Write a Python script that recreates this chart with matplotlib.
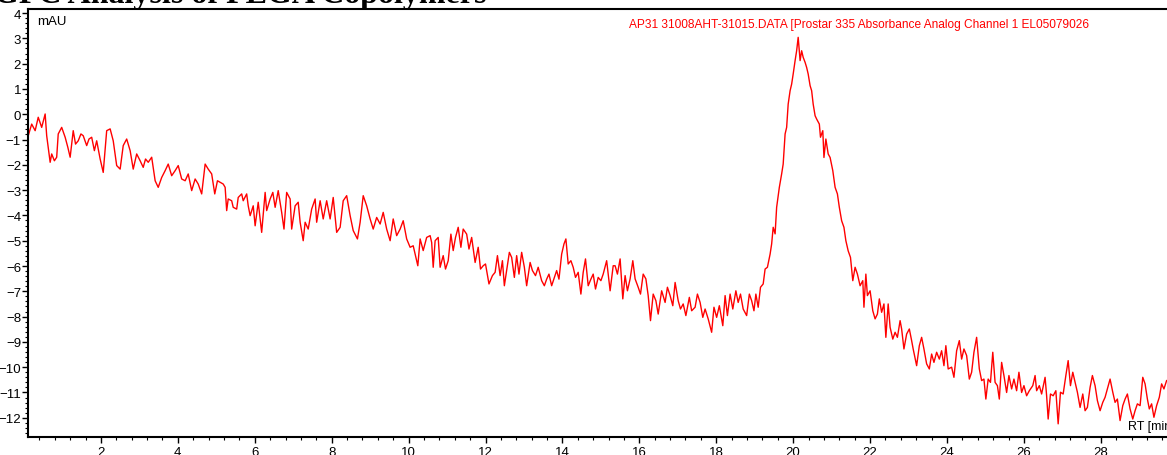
#!/usr/bin/env python3
"""Chromatogram trace: Prostar 335 absorbance channel, RT vs mAU"""
import matplotlib
matplotlib.use('Agg')
import matplotlib.pyplot as plt
from matplotlib.ticker import MultipleLocator

plt.rcParams['font.family'] = ['Liberation Sans', 'DejaVu Sans']

# retention time (min)
rt_min = [
    0.11, 0.20, 0.29, 0.37, 0.46, 0.55, 0.59, 0.68, 0.72, 0.79, 0.85, 0.89, 0.98, 1.07, 1.14, 1.20,
    1.28, 1.34, 1.41, 1.48, 1.54, 1.63, 1.69, 1.76, 1.83, 1.89, 1.98, 2.06, 2.15, 2.24, 2.32, 2.41,
    2.50, 2.58, 2.67, 2.76, 2.84, 2.93, 3.02, 3.10, 3.16, 3.23, 3.32, 3.41, 3.49, 3.58, 3.67, 3.75,
    3.84, 3.93, 4.01, 4.10, 4.19, 4.27, 4.36, 4.45, 4.53, 4.62, 4.71, 4.79, 4.88, 4.96, 5.03,
    5.18, 5.23, 5.27, 5.31, 5.40, 5.44, 5.53, 5.57, 5.66, 5.70, 5.79, 5.83, 5.88, 5.96, 6.01, 6.09,
    6.18, 6.27, 6.31, 6.40, 6.47, 6.53, 6.61, 6.70, 6.76, 6.83, 6.92, 6.96, 7.05, 7.13, 7.18, 7.26,
    7.31, 7.39, 7.48, 7.57, 7.61, 7.70, 7.78, 7.87, 7.96, 8.04, 8.13, 8.22, 8.30, 8.39, 8.48, 8.56,
    8.67, 8.74, 8.82, 8.91, 9.00, 9.08, 9.17, 9.26, 9.34, 9.43, 9.52, 9.60, 9.69, 9.78, 9.86, 9.95,
    10.04, 10.12,
    10.24, 10.30, 10.38, 10.47, 10.56, 10.60, 10.64, 10.69, 10.77, 10.82, 10.90, 10.96, 11.03, 11.10,
    11.16, 11.22, 11.29, 11.36, 11.42, 11.51, 11.57, 11.64, 11.73, 11.81, 11.87, 11.94, 12.00, 12.09,
    12.18, 12.25, 12.31, 12.38, 12.44, 12.49, 12.55, 12.62, 12.68, 12.75, 12.81, 12.87, 12.94, 13.01,
    13.07, 13.16, 13.22, 13.30, 13.37, 13.46, 13.53, 13.59, 13.65, 13.72, 13.79, 13.85, 13.91, 13.98,
    14.04, 14.09, 14.15, 14.22, 14.28, 14.34, 14.41, 14.48, 14.54, 14.60, 14.67, 14.74, 14.80, 14.86,
    14.93, 15.00, 15.06, 15.15, 15.24, 15.32,
    15.37, 15.43, 15.50, 15.57, 15.63, 15.69, 15.76, 15.83, 15.89, 15.97, 16.03, 16.10, 16.17, 16.23,
    16.29, 16.36, 16.43, 16.49, 16.58, 16.67, 16.73, 16.80, 16.87, 16.93, 17.01, 17.07, 17.14, 17.21,
    17.30, 17.36, 17.45, 17.51, 17.58, 17.65, 17.71, 17.79, 17.88, 17.94, 18.01, 18.08, 18.17, 18.23,
    18.29, 18.36, 18.43, 18.51, 18.57, 18.63, 18.70, 18.79, 18.86,
    18.92, 18.98, 19.03, 19.09, 19.15, 19.22, 19.27, 19.33, 19.40, 19.44, 19.48, 19.53, 19.57, 19.64,
    19.70, 19.74, 19.79, 19.83, 19.87, 19.92, 19.96, 20.00, 20.05, 20.09, 20.13, 20.18, 20.22, 20.26,
    20.31, 20.35, 20.39, 20.44, 20.48, 20.52, 20.57, 20.61, 20.68, 20.71, 20.77, 20.80, 20.85, 20.91,
    20.96, 21.03, 21.09, 21.15, 21.20, 21.26, 21.32, 21.37, 21.43, 21.49, 21.55, 21.61, 21.67,
    21.74, 21.81, 21.84, 21.89, 21.93, 22.00, 22.07, 22.13, 22.19, 22.24, 22.30, 22.36, 22.41, 22.47,
    22.52, 22.59, 22.65, 22.71, 22.78, 22.82, 22.88, 22.95, 23.02, 23.08, 23.12, 23.21, 23.28, 23.34,
    23.40, 23.47, 23.54, 23.60, 23.66, 23.73, 23.80, 23.86, 23.92, 23.97, 24.03, 24.12, 24.18, 24.25,
    24.32, 24.38, 24.44, 24.51, 24.58, 24.64, 24.70, 24.77, 24.84, 24.90, 24.96, 25.01, 25.07, 25.13,
    25.19, 25.25, 25.31, 25.36, 25.42, 25.48, 25.55, 25.61, 25.68, 25.74, 25.81, 25.87, 25.94, 26.00,
    26.07, 26.14,
    26.23, 26.29, 26.33, 26.40, 26.46, 26.55, 26.59, 26.63, 26.69, 26.76, 26.83, 26.89, 26.95, 27.02,
    27.09, 27.15, 27.21, 27.27, 27.33, 27.39, 27.46, 27.53, 27.59, 27.65, 27.72, 27.78, 27.85, 27.91,
    27.98, 28.05, 28.11, 28.17, 28.24, 28.31, 28.37, 28.43, 28.50, 28.57, 28.63, 28.69, 28.76, 28.83,
    28.89, 28.95, 29.02, 29.09, 29.15, 29.21, 29.26, 29.32, 29.38, 29.45, 29.52, 29.58, 29.64, 29.71,
]

# absorbance (mAU)
signal_mau = [
    -0.85, -0.39, -0.65, -0.12, -0.52, 0.01, -0.85, -1.90, -1.57, -1.84, -1.70, -0.78, -0.52, -0.91, -1.31, -1.70,
    -0.65, -1.18, -1.05, -0.78, -0.85, -1.24, -0.98, -0.91, -1.44, -1.05, -1.77, -2.30, -0.65, -0.58, -1.05, -2.03,
    -2.17, -1.24, -0.98, -1.44, -2.17, -1.57, -1.84, -2.10, -1.77, -1.90, -1.70, -2.63, -2.89, -2.50, -2.23, -1.97,
    -2.43, -2.23, -2.03, -2.56, -2.63, -2.36, -3.02, -2.56, -2.76, -3.15, -1.97, -2.17, -2.36, -3.15, -2.63,
    -2.76, -2.89, -3.81, -3.35, -3.42, -3.68, -3.75, -3.29, -3.15, -3.42, -3.15, -3.62, -4.01, -3.62, -4.41, -3.48,
    -4.67, -3.09, -3.81, -3.35, -3.09, -3.68, -3.02, -3.88, -4.54, -3.09, -3.35, -4.54, -3.62, -3.48, -4.27, -5.00,
    -4.27, -4.54, -3.75, -3.35, -4.27, -3.42, -4.14, -3.42, -4.14, -3.29, -4.67, -4.47, -3.42, -3.22, -4.01, -4.60,
    -4.93, -4.27, -3.22, -3.62, -4.14, -4.54, -4.08, -4.34, -3.88, -4.54, -5.00, -4.14, -4.80, -4.54, -4.21, -4.93,
    -5.26, -5.20,
    -5.99, -4.93, -5.39, -4.87, -4.80, -5.07, -6.05, -5.00, -4.87, -6.05, -5.59, -6.12, -5.79, -4.74,
    -5.39, -4.87, -4.47, -5.26, -4.54, -4.74, -5.33, -4.87, -5.86, -5.26, -6.12, -5.99, -5.92, -6.71,
    -6.38, -6.25, -5.59, -6.38, -5.79, -6.78, -6.18, -5.46, -5.66, -6.45, -5.59, -6.32, -5.46, -6.05,
    -6.78, -5.86, -6.18, -6.38, -6.05, -6.58, -6.78, -6.52, -6.32, -6.78, -6.45, -6.18, -6.52, -5.53,
    -5.13, -4.93, -5.92, -5.79, -6.05, -6.45, -6.25, -7.11, -6.25, -5.72, -6.78, -6.52, -6.32, -6.91,
    -6.45, -6.58, -6.32, -5.79, -6.98, -5.99,
    -5.99, -6.32, -5.72, -7.30, -6.38, -6.98, -6.51, -5.79, -6.51, -6.84, -7.11, -6.32, -6.51, -7.17,
    -8.16, -7.11, -7.37, -7.90, -6.98, -7.44, -6.84, -7.17, -7.57, -6.65, -7.37, -7.70, -7.50, -7.96,
    -7.24, -7.77, -7.63, -7.11, -7.44, -8.03, -7.70, -8.09, -8.62, -7.63, -8.03, -7.57, -8.36, -7.17,
    -7.96, -7.11, -7.70, -6.98, -7.44, -7.11, -7.70, -7.96, -7.11,
    -7.37, -7.77, -7.11, -7.63, -6.84, -6.71, -6.12, -6.05, -5.53, -5.13, -4.47, -4.73, -3.68, -2.89,
    -2.36, -1.97, -0.78, -0.52, 0.40, 0.93, 1.19, 1.59, 2.12, 2.51, 3.04, 2.12, 2.51, 2.25,
    2.05, 1.85, 1.59, 1.13, 0.93, 0.40, -0.06, -0.19, -0.39, -0.91, -0.65, -1.71, -0.98, -1.57,
    -1.71, -2.23, -2.89, -3.15, -3.68, -4.21, -4.47, -5.00, -5.40, -5.66, -6.58, -6.05, -6.32,
    -6.78, -6.58, -7.63, -6.32, -7.17, -6.98, -7.77, -8.09, -7.90, -7.30, -7.83, -7.50, -8.82, -7.50,
    -8.42, -8.89, -8.62, -8.82, -8.16, -8.49, -9.28, -8.69, -8.49, -8.95, -9.28, -9.94, -9.15, -8.82,
    -9.28, -9.87, -10.07, -9.48, -9.81, -9.41, -9.68, -9.35, -9.94, -9.15, -10.07, -10.00, -10.40, -9.35,
    -8.95, -9.68, -9.28, -9.54, -10.47, -10.20, -9.41, -8.82, -10.07, -10.53, -10.47, -11.26, -10.47, -10.60,
    -9.41, -10.60, -10.73, -11.26, -9.81, -10.33, -11.00, -10.33, -10.86, -10.47, -10.93, -10.20, -11.00, -10.73,
    -11.13, -10.93,
    -10.73, -10.33, -10.93, -10.73, -11.06, -10.40, -11.13, -12.05, -11.06, -11.13, -10.93, -12.24, -10.99, -11.06,
    -10.33, -9.74, -10.73, -10.20, -10.60, -10.99, -11.59, -11.06, -11.72, -11.59, -10.80, -10.33, -10.73, -11.32,
    -11.72, -11.39, -11.19, -10.86, -10.47, -10.99, -11.39, -11.26, -12.11, -11.52, -11.26, -11.06, -11.65, -12.05,
    -11.72, -11.45, -11.52, -10.40, -10.66, -11.26, -11.65, -11.45, -11.98, -11.52, -11.19, -10.66, -10.86, -10.53,
]

x_major = [2, 4, 6, 8, 10, 12, 14, 16, 18, 20, 22, 24, 26, 28]
y_major = list(range(-12, 5))

trace_label = 'AP31 31008AHT-31015.DATA [Prostar 335 Absorbance Analog Channel 1 EL05079026'
title_text = 'GPC Analysis of PLGA Copolymers'

assert len(rt_min) == len(signal_mau)

fig = plt.figure(figsize=(11.67, 4.56), dpi=100)
ax = fig.add_axes([28 / 1167, 18 / 456, 1139 / 1167, 428 / 456])

ax.plot(rt_min, signal_mau, color='#ff0000', lw=1.0)

ax.set_xlim(0.104, 29.72)
ax.set_ylim(-12.76, 4.16)

# 坐标轴样式
ax.spines['right'].set_visible(False)
for s in ['left', 'bottom', 'top']:
    ax.spines[s].set_linewidth(1.5)

ax.set_xticks(x_major)
ax.set_yticks(y_major)
ax.xaxis.set_minor_locator(MultipleLocator(0.4))
ax.yaxis.set_minor_locator(MultipleLocator(0.2))
ax.tick_params(axis='both', which='major', direction='out', length=4.5, width=1.0,
               labelsize=9.5, colors='black')
ax.tick_params(axis='x', which='major', pad=2)
ax.tick_params(axis='y', which='major', pad=0.5)
ax.tick_params(axis='both', which='minor', direction='out', length=2.5, width=0.8)

# 单位 / 图例文字
ax.text(0.008, 0.986, 'mAU', transform=ax.transAxes, ha='left', va='top', fontsize=9.5)
ax.text(0.966, 0.026, 'RT [min]', transform=ax.transAxes, ha='left', va='center',
        fontsize=9, clip_on=False)
ax.text(0.730, 0.966, trace_label, transform=ax.transAxes, ha='center', va='center',
        fontsize=8.55, color='#ff0000')

# 顶部被裁掉的大标题
fig.text(-0.005, 0.994, title_text, ha='left', va='baseline', fontsize=23,
         weight='bold', family=['Liberation Serif', 'DejaVu Serif'])

plt.savefig('out.png', dpi=100, facecolor='white')
plt.close()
━━━━
(Brief) Write out the lines from the start of the material to the line with "plt.rcParams['font.family'] = ['Liberation", inclusive and exactly. Skip the pictures.

(Answer for this exercise)
Write a Python script that recreates this chart with matplotlib.
#!/usr/bin/env python3
"""Chromatogram trace: Prostar 335 absorbance channel, RT vs mAU"""
import matplotlib
matplotlib.use('Agg')
import matplotlib.pyplot as plt
from matplotlib.ticker import MultipleLocator

plt.rcParams['font.family'] = ['Liberation Sans', 'DejaVu Sans']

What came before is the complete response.